* Work to complete *
Print nothing but the lines from the start of the listing below through the line that contains "saturation=1, ax=ax, zorder=3)". Do not include the pictures.

Figure scripts:
╭──
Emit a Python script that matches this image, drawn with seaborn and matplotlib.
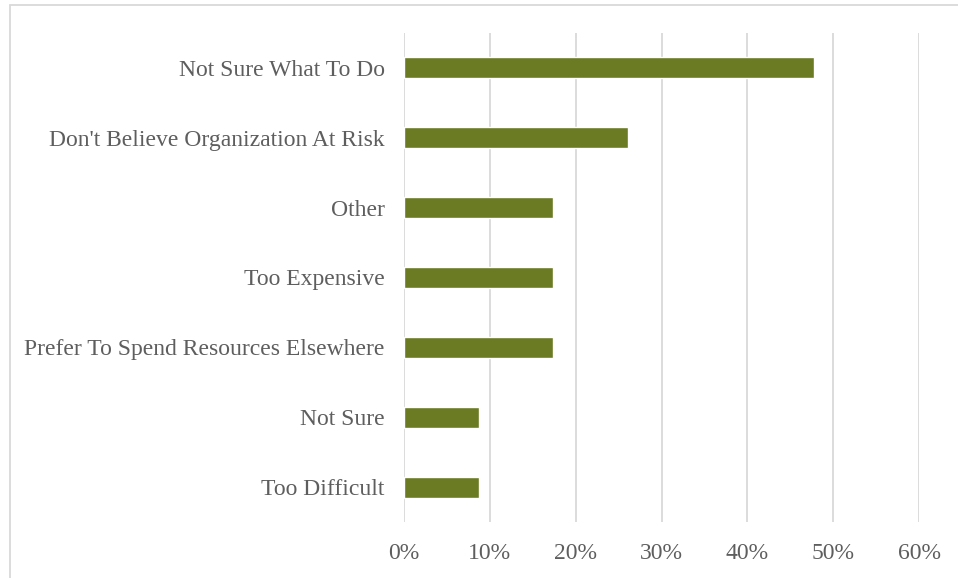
import matplotlib
matplotlib.use("Agg")
import matplotlib.pyplot as plt
import matplotlib.patches as mpatches
from matplotlib.ticker import FuncFormatter, MultipleLocator
import seaborn as sns
import pandas as pd

# Survey responses: reasons for not acting
reasons = [
    "Not Sure What To Do",
    "Don't Believe Organization At Risk",
    "Other",
    "Too Expensive",
    "Prefer To Spend Resources Elsewhere",
    "Not Sure",
    "Too Difficult",
]
shares = [47.8, 26.1, 17.4, 17.4, 17.4, 8.7, 8.7]

df = pd.DataFrame({"reason": reasons, "share": shares})

sns.set_theme(style="white")
plt.rcParams["font.family"] = ["Liberation Serif", "DejaVu Serif"]

text_color = "#5E5E5E"
grid_color = "#D9D9D9"
bar_color = "#6A7B23"

fig = plt.figure(figsize=(9.58, 5.78), dpi=100)
ax = fig.add_axes([404 / 958, 1 - 522 / 578, (919 - 404) / 958, (522 - 33) / 578])

sns.barplot(data=df, x="share", y="reason", color=bar_color, width=0.3,
            saturation=1, ax=ax, zorder=3)

ax.set_xlim(0, 60)
ax.xaxis.set_major_locator(MultipleLocator(10))
ax.xaxis.set_major_formatter(FuncFormatter(lambda v, _: f"{v:.0f}%"))
ax.grid(axis="x", color=grid_color, linewidth=1.3, zorder=0)
ax.grid(axis="y", visible=False)
for side in ["top", "right", "bottom", "left"]:
    ax.spines[side].set_visible(False)

ax.set_xlabel("")
ax.set_ylabel("")
ax.tick_params(axis="y", length=0, pad=14, labelsize=17, labelcolor=text_color)
ax.tick_params(axis="x", length=0, pad=15, labelsize=17, labelcolor=text_color)

# Chart frame
frame = mpatches.Rectangle((10 / 958, -0.05), 1.2, 1 - 5 / 578 + 0.05,
                           transform=fig.transFigure, fill=False,
                           edgecolor=grid_color, linewidth=1.3)
fig.patches.append(frame)

fig.savefig("out.png", dpi=100)
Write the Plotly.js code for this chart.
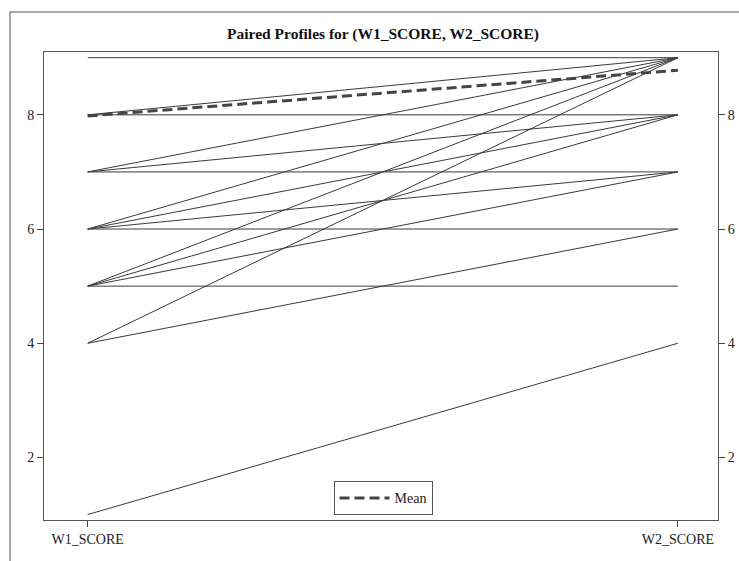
<!DOCTYPE html>
<html><head><meta charset="utf-8">
<script src="https://cdn.plot.ly/plotly-3.0.1.min.js"></script>
<style>html,body{margin:0;padding:0;background:#fff}#chart{width:739px;height:561px}</style>
</head><body><div id="chart"></div>
<script>
const categories = ['W1_SCORE', 'W2_SCORE'];
const w1Scores = [9, 8, 8, 7, 7, 7, 6, 6, 6, 6, 5, 5, 5, 5, 4, 4, 1];
const w2Scores = [9, 9, 8, 9, 8, 7, 9, 8, 7, 6, 9, 8, 7, 5, 9, 6, 4];
const meanScores = [7.98, 8.78];
const yTicks = [2, 4, 6, 8];
const titleText = 'Paired Profiles for (W1_SCORE, W2_SCORE)';

const serif = 'Liberation Serif, Times New Roman, serif';
const traces = [];
for (let i = 0; i < w1Scores.length; i++) {
  traces.push({
    x: categories, y: [w1Scores[i], w2Scores[i]],
    type: 'scatter', mode: 'lines', showlegend: false, hoverinfo: 'skip',
    line: {color: '#3a3a3a', width: 1}
  });
}
traces.push({
  x: categories, y: meanScores, type: 'scatter', mode: 'lines', name: 'Mean',
  line: {color: '#444444', width: 3, dash: '10px,5px'}
});
traces.push({
  x: categories, y: meanScores, type: 'scatter', mode: 'lines', yaxis: 'y2',
  showlegend: false, hoverinfo: 'skip', line: {width: 0}, opacity: 0
});

const yr = [0.905, 9.10];
const tf = {family: serif, size: 14, color: '#222'};
const layout = {
  width: 739, height: 561,
  margin: {l: 44, r: 21, t: 52, b: 41},
  paper_bgcolor: '#fff', plot_bgcolor: '#fff',
  title: {text: '<b>' + titleText + '</b>', font: {family: serif, size: 15.5, color: '#111'},
    x: 0.503, xref: 'paper', xanchor: 'center', y: 0.94, yanchor: 'middle'},
  xaxis: {type: 'category', range: [-0.074, 1.068], showgrid: false, zeroline: false,
    showline: true, linecolor: '#555', linewidth: 1, mirror: true,
    ticks: 'outside', ticklen: 6, tickcolor: '#444', tickfont: tf},
  yaxis: {range: yr, tickvals: yTicks, showgrid: false, zeroline: false,
    showline: true, linecolor: '#555', linewidth: 1,
    ticks: 'outside', ticklen: 6, tickcolor: '#444', tickfont: tf},
  yaxis2: {range: yr, tickvals: yTicks, overlaying: 'y', side: 'right', showgrid: false,
    zeroline: false, showline: true, linecolor: '#555', linewidth: 1,
    ticks: 'outside', ticklen: 6, tickcolor: '#444', tickfont: tf},
  showlegend: true,
  legend: {x: 0.503, xanchor: 'center', y: 0.01, yanchor: 'bottom',
    bordercolor: '#555', borderwidth: 1, bgcolor: '#fff', itemwidth: 50,
    tracegroupgap: 0, font: {family: serif, size: 14, color: '#222'}},
  shapes: [{type: 'rect', xref: 'paper', yref: 'paper',
    x0: -0.0504, x1: 1.2, y0: -0.3, y1: 1.0855,
    line: {color: '#555', width: 1}, fillcolor: 'rgba(0,0,0,0)', layer: 'below'}]
};
Plotly.newPlot('chart', traces, layout, {displayModeBar: false, staticPlot: true});
</script></body></html>
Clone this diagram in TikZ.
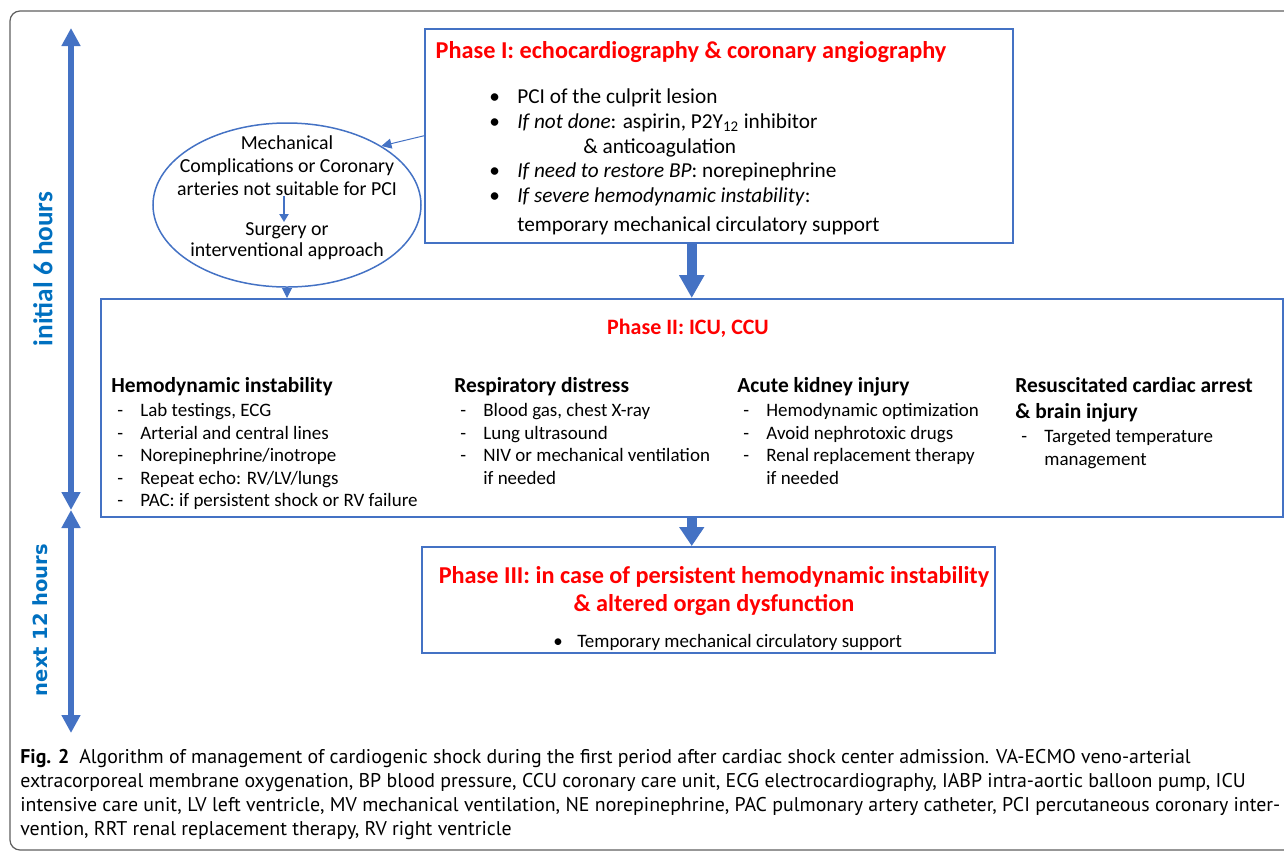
\documentclass[tikz,border=0pt]{standalone}
\usepackage{fontspec}
\setmainfont{Carlito}
\newfontfamily\capfont{PT Sans}
\newfontfamily\verdfont{DejaVu Sans}
\usetikzlibrary{arrows.meta, positioning, shapes.geometric}

\definecolor{boxblue}{RGB}{68,114,196}
\definecolor{timeblue}{RGB}{0,112,192}
\definecolor{titlered}{RGB}{255,0,0}
\definecolor{framegray}{RGB}{95,95,95}
\newcommand\bul{\makebox[5.6mm][l]{\textbullet}}
\newcommand\dsh{\makebox[4.6mm][l]{-}}

\begin{document}
\begin{tikzpicture}[
  x=0.2mm, y=-0.2mm,
  phasebox/.style={draw=boxblue, line width=0.3mm, inner sep=0pt, anchor=north west},
  ttl/.style={font=\bfseries\fontsize{13.8}{15.9}\selectfont, text=titlered,
              align=center, inner sep=0pt},
  body/.style={font=\fontsize{12.1}{14.2}\selectfont, align=left, inner sep=0pt,
               anchor=north west},
  ell/.style={font=\fontsize{11.3}{13}\selectfont, align=center, inner sep=0pt},
  head/.style={font=\bfseries\fontsize{12.2}{14.7}\selectfont, align=left,
               inner sep=0pt, anchor=north west},
  item/.style={font=\fontsize{10.8}{12.85}\selectfont, align=left, inner sep=0pt,
               anchor=north west},
  bigarr/.style={-{Triangle[width=4.8mm,length=4.6mm]}, line width=2mm, boxblue},
  thinarr/.style={-{Triangle[width=2mm,length=2mm]}, line width=0.2mm, boxblue},
  timearr/.style={{Triangle[width=3.6mm,length=3.6mm]}-{Triangle[width=3.6mm,length=3.6mm]},
                  line width=1.2mm, boxblue},
  timelbl/.style={rotate=90, text=timeblue, inner sep=0pt}
]
\useasboundingbox (0,0) rectangle (1284,852);
\clip (0,0) rectangle (1284,852);

%% ---------- outer frame ----------
\draw[framegray, line width=0.25mm, rounded corners=2mm] (10,11) rectangle (1310,850);

%% ---------- time axis ----------
\coordinate (t0) at (71,28);
\coordinate (t1) at (71,510);
\coordinate (t2) at (71,733);
\draw[timearr] (t0) -- (t1);
\draw[timearr] (t1) -- (t2);
\node[timelbl, font=\bfseries\fontsize{15.5}{18}\selectfont] (initlbl) at (43,269) {initial 6 hours};
\node[timelbl, font=\verdfont\bfseries\fontsize{11.1}{13}\selectfont] (nextlbl) at (40,620) {next 12 hours};

%% ---------- phase I ----------
\node[phasebox, minimum width=117.6mm, minimum height=42.8mm] (phaseI) at (424,28) {};
\node[ttl] (p1title) at (691,52) {Phase I: echocardiography \& coronary angiography};
\node[body] (p1list) at (489,88) {%
  \bul PCI of the culprit lesion\\
  \bul\textit{If not done}: aspirin, P2Y\textsubscript{12} inhibitor\\
  \hspace{18.8mm}\& anticoagulation\\
  \bul\textit{If need to restore BP}: norepinephrine\\
  \bul\textit{If severe hemodynamic instability}:\\[0.8mm]
  \hspace{5.6mm}temporary mechanical circulatory support};

%% ---------- complications ----------
\node[ellipse, draw=boxblue, line width=0.3mm, minimum width=53.6mm,
      minimum height=32.8mm, inner sep=0pt] (compl) at (287,205) {};
\node[ell] (compltop) at (287,166) {Mechanical\\Complications or Coronary\\arteries not suitable for PCI};
\node[ell, font=\fontsize{11.3}{12}\selectfont] (complbot) at (287,241) {Surgery or\\interventional approach};
\draw[-{Triangle[width=1.8mm,length=1.6mm]}, line width=0.5mm, boxblue]
  (compltop.south -| 284,0) -- (complbot.north -| 284,0);
\draw[thinarr] (phaseI.west) -- (compl.32);

%% ---------- phase II ----------
\node[phasebox, minimum width=236.4mm, minimum height=43.6mm] (phaseII) at (100,298) {};
\node[ttl, font=\bfseries\fontsize{12.5}{15.6}\selectfont] (p2title) at (688,328) {Phase II: ICU, CCU};
\draw[thinarr] (compl.south) -- (compl.south |- phaseII.north);
\draw[bigarr] (phaseII.north |- phaseI.south) -- (phaseII.north);

\node[head] (h1) at (111,377) {Hemodynamic instability};
\node[item] (l1) at (117,403) {%
  \dsh Lab testings, ECG\\
  \dsh Arterial and central lines\\
  \dsh Norepinephrine/inotrope\\
  \dsh Repeat echo: RV/LV/lungs\\
  \dsh PAC: if persistent shock or RV failure};

\node[head] (h2) at (454,377) {Respiratory distress};
\node[item] (l2) at (460,403) {%
  \dsh Blood gas, chest X-ray\\
  \dsh Lung ultrasound\\
  \dsh NIV or mechanical ventilation\\
  \hspace{4.6mm}if needed};

\node[head] (h3) at (737,377) {Acute kidney injury};
\node[item] (l3) at (743,403) {%
  \dsh Hemodynamic optimization\\
  \dsh Avoid nephrotoxic drugs\\
  \dsh Renal replacement therapy\\
  \hspace{4.6mm}if needed};

\node[head, font=\bfseries\fontsize{12.2}{14.9}\selectfont] (h4) at (1015,377)
  {Resuscitated cardiac arrest\\\& brain injury};
\node[item] (l4) at (1021,429) {%
  \dsh Targeted temperature\\
  \hspace{4.6mm}management};

%% ---------- phase III ----------
\node[phasebox, minimum width=114.6mm, minimum height=21.2mm] (phaseIII) at (421,546) {};
\draw[bigarr, -{Triangle[width=4.8mm,length=3.8mm]}] (phaseII.south) -- (phaseII.south |- phaseIII.north);
\node[ttl] (p3title) at (714,591.5)
  {Phase III: in case of persistent hemodynamic instability\\\& altered organ dysfunction};
\node[item, anchor=west] (p3list) at (553,642) {\makebox[4.8mm][l]{\textbullet}Temporary mechanical circulatory support};

%% ---------- caption ----------
\node[anchor=north west, align=left, inner sep=0pt,
      font=\capfont\fontsize{11.3}{13.6}\selectfont] (caption) at (20,749) {%
  \textbf{Fig. 2}\hspace{2mm}Algorithm of management of cardiogenic shock during the first period after cardiac shock center admission. VA-ECMO veno-arterial\\
  extracorporeal membrane oxygenation, BP blood pressure, CCU coronary care unit, ECG electrocardiography, IABP intra-aortic balloon pump, ICU\\
  \hbox to 252mm{intensive care unit, LV left ventricle, MV mechanical ventilation, NE norepinephrine, PAC pulmonary artery catheter, PCI percutaneous coronary inter-}\\
  vention, RRT renal replacement therapy, RV right ventricle};
\end{tikzpicture}
\end{document}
╰──
* Correct result *
Emit a Python script that matches this image, drawn with seaborn and matplotlib.
import matplotlib
matplotlib.use("Agg")
import matplotlib.pyplot as plt
import matplotlib.patches as mpatches
from matplotlib.ticker import FuncFormatter, MultipleLocator
import seaborn as sns
import pandas as pd

# Survey responses: reasons for not acting
reasons = [
    "Not Sure What To Do",
    "Don't Believe Organization At Risk",
    "Other",
    "Too Expensive",
    "Prefer To Spend Resources Elsewhere",
    "Not Sure",
    "Too Difficult",
]
shares = [47.8, 26.1, 17.4, 17.4, 17.4, 8.7, 8.7]

df = pd.DataFrame({"reason": reasons, "share": shares})

sns.set_theme(style="white")
plt.rcParams["font.family"] = ["Liberation Serif", "DejaVu Serif"]

text_color = "#5E5E5E"
grid_color = "#D9D9D9"
bar_color = "#6A7B23"

fig = plt.figure(figsize=(9.58, 5.78), dpi=100)
ax = fig.add_axes([404 / 958, 1 - 522 / 578, (919 - 404) / 958, (522 - 33) / 578])

sns.barplot(data=df, x="share", y="reason", color=bar_color, width=0.3,
            saturation=1, ax=ax, zorder=3)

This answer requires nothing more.